▶ [What to work on]
Reproduce exactly, and only, the lines of the material below running from the line bearing "Convert this chart to Plotly.js code." through the line bearing "var tickText = ['0%', '3%', '5%', '8%', '10%', '13%'];". Leave any pictures out.

▶ [Data excerpts]
<<<<

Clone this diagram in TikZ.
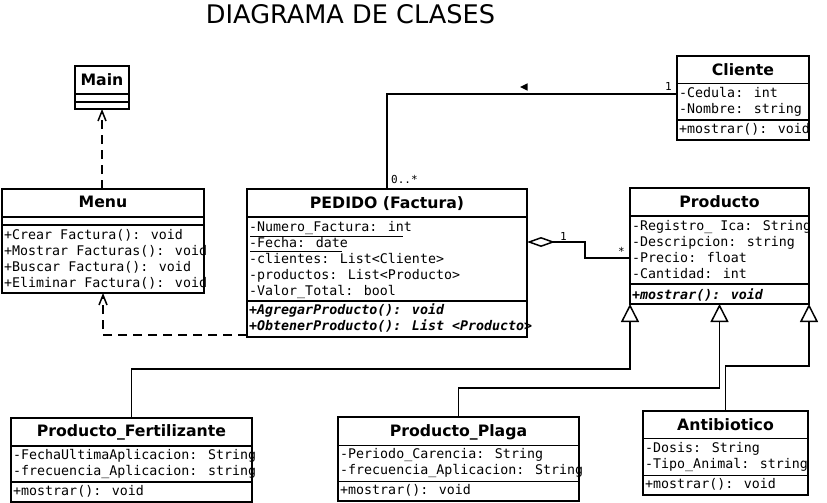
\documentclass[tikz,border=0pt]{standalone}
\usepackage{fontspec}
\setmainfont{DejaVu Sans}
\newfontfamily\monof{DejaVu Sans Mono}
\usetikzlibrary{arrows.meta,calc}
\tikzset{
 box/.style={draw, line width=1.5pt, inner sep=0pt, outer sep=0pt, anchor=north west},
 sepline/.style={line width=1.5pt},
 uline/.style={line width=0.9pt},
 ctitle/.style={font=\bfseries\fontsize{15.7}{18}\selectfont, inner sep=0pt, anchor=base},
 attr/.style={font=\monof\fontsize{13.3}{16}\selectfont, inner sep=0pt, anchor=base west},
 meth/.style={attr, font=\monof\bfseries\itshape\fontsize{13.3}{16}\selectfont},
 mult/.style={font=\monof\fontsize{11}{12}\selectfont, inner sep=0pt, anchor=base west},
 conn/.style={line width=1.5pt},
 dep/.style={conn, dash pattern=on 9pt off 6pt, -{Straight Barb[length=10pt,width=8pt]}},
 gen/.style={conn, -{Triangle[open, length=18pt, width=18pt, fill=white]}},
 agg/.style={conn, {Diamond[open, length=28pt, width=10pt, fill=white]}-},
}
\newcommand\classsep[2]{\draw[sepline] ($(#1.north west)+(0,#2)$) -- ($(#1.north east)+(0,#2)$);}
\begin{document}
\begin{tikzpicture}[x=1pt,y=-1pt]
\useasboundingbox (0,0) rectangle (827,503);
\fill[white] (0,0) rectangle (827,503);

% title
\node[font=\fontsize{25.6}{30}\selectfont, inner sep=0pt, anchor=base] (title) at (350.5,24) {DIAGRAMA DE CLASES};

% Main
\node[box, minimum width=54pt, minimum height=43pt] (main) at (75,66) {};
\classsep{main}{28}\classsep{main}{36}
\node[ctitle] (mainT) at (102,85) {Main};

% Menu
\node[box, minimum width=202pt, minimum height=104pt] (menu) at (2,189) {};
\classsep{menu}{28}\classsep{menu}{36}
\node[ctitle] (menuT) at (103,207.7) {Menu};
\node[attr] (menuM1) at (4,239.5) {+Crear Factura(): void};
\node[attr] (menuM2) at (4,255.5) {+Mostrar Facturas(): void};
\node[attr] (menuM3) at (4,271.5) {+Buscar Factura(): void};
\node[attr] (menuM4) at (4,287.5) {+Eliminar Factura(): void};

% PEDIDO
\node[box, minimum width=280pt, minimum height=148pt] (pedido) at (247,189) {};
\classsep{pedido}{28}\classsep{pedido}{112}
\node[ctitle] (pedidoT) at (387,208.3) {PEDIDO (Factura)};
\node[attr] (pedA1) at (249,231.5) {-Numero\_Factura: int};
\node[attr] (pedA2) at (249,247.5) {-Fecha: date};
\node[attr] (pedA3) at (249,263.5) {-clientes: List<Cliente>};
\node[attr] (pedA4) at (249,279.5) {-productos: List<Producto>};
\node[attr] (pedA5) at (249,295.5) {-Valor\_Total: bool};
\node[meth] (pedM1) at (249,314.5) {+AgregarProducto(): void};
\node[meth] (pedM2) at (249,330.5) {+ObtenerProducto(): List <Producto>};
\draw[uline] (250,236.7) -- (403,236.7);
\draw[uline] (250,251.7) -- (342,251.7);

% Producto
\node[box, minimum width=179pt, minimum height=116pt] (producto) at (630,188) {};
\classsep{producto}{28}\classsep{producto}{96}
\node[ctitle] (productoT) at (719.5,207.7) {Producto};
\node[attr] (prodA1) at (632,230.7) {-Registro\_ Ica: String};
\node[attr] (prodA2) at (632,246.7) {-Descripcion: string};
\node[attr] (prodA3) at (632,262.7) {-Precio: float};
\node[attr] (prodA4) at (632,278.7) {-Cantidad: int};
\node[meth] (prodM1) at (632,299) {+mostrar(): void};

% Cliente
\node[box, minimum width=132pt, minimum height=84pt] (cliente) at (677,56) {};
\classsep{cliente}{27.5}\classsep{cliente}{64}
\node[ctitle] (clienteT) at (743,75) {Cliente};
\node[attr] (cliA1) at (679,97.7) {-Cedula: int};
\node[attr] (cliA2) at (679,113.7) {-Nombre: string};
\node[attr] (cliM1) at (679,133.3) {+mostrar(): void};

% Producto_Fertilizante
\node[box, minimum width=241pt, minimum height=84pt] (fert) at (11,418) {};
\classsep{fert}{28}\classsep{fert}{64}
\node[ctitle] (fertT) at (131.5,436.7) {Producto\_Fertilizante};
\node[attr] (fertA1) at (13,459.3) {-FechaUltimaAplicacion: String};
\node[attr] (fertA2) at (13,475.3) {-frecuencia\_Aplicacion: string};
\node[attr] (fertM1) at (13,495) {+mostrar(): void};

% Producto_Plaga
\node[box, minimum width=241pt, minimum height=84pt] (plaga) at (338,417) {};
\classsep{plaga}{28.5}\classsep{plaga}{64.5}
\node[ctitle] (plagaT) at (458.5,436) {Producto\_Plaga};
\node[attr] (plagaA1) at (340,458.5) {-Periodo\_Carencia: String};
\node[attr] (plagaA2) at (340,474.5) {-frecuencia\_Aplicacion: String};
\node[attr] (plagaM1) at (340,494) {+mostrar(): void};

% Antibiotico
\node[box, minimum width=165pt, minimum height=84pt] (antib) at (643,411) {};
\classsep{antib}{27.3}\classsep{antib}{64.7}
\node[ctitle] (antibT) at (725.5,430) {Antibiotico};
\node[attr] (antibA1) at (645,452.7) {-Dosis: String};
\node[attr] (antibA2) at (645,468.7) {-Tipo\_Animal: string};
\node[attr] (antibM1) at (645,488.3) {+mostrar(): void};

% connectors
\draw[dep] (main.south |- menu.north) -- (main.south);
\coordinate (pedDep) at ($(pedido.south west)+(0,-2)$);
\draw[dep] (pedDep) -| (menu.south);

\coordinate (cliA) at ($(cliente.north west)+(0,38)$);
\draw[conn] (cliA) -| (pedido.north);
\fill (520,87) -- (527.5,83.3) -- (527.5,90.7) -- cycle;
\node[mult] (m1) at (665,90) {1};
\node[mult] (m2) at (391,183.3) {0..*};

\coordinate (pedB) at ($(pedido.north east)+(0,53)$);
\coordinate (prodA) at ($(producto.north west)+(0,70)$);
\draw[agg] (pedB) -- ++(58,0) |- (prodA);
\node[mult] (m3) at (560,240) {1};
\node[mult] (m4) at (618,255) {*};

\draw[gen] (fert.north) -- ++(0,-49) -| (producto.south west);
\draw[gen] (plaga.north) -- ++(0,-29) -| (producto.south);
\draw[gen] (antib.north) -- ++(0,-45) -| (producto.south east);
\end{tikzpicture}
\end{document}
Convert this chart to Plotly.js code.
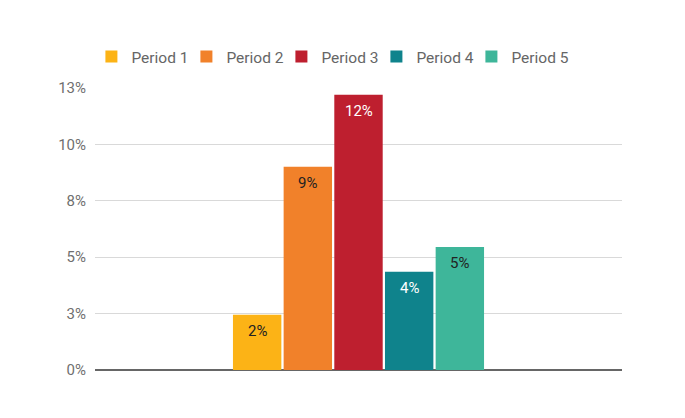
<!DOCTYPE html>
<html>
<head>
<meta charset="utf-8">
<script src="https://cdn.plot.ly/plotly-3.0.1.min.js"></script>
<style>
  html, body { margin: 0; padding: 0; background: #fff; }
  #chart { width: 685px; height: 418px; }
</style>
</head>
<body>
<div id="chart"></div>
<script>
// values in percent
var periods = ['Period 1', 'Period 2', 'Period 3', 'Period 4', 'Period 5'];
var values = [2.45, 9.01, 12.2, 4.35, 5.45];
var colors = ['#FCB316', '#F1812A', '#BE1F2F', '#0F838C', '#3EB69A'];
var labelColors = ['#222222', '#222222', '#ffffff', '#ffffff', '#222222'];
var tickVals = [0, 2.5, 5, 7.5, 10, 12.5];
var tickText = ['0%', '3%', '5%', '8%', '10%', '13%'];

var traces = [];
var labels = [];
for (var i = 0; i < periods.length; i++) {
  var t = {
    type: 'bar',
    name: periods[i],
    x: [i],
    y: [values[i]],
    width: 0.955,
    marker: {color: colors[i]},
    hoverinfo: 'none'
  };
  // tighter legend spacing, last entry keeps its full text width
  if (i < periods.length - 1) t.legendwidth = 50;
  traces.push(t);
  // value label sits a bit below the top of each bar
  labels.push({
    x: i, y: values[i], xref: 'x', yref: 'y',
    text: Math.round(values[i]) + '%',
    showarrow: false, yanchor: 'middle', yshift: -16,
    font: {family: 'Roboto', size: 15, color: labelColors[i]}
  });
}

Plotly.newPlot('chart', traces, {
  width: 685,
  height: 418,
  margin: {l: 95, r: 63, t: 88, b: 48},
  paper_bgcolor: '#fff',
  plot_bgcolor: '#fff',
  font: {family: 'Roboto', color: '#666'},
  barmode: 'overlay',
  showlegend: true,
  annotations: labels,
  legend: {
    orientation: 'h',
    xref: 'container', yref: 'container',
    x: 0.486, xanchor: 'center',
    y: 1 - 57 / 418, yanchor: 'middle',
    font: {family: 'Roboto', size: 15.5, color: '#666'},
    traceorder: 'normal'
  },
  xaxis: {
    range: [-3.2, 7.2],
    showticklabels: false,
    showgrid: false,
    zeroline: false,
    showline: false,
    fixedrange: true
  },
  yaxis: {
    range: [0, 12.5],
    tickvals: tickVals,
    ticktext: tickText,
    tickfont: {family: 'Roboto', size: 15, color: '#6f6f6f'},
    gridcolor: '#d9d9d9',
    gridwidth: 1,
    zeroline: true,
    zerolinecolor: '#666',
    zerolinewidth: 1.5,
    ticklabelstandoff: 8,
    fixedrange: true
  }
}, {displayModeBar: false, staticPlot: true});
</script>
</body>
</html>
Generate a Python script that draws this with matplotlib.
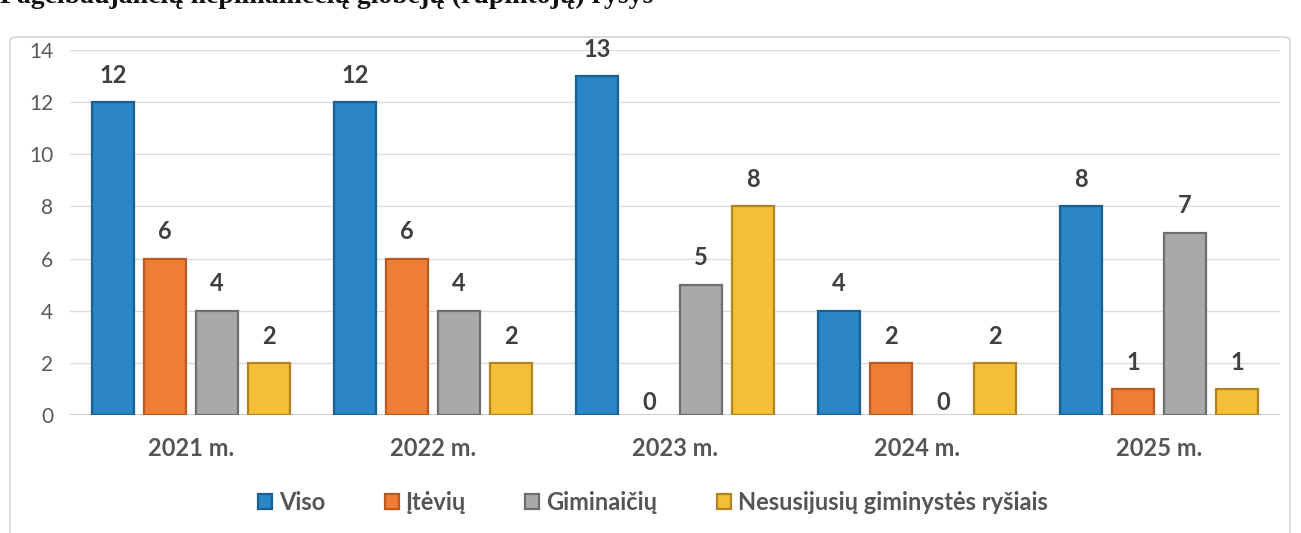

>>>>

▶ [Solution for this exercise]
Convert this chart to Plotly.js code.
<!DOCTYPE html>
<html>
<head>
<meta charset="utf-8">
<script src="https://cdn.plot.ly/plotly-3.0.1.min.js"></script>
<style>
  html, body { margin: 0; padding: 0; background: #fff; }
  #chart { width: 685px; height: 418px; }
</style>
</head>
<body>
<div id="chart"></div>
<script>
// values in percent
var periods = ['Period 1', 'Period 2', 'Period 3', 'Period 4', 'Period 5'];
var values = [2.45, 9.01, 12.2, 4.35, 5.45];
var colors = ['#FCB316', '#F1812A', '#BE1F2F', '#0F838C', '#3EB69A'];
var labelColors = ['#222222', '#222222', '#ffffff', '#ffffff', '#222222'];
var tickVals = [0, 2.5, 5, 7.5, 10, 12.5];
var tickText = ['0%', '3%', '5%', '8%', '10%', '13%'];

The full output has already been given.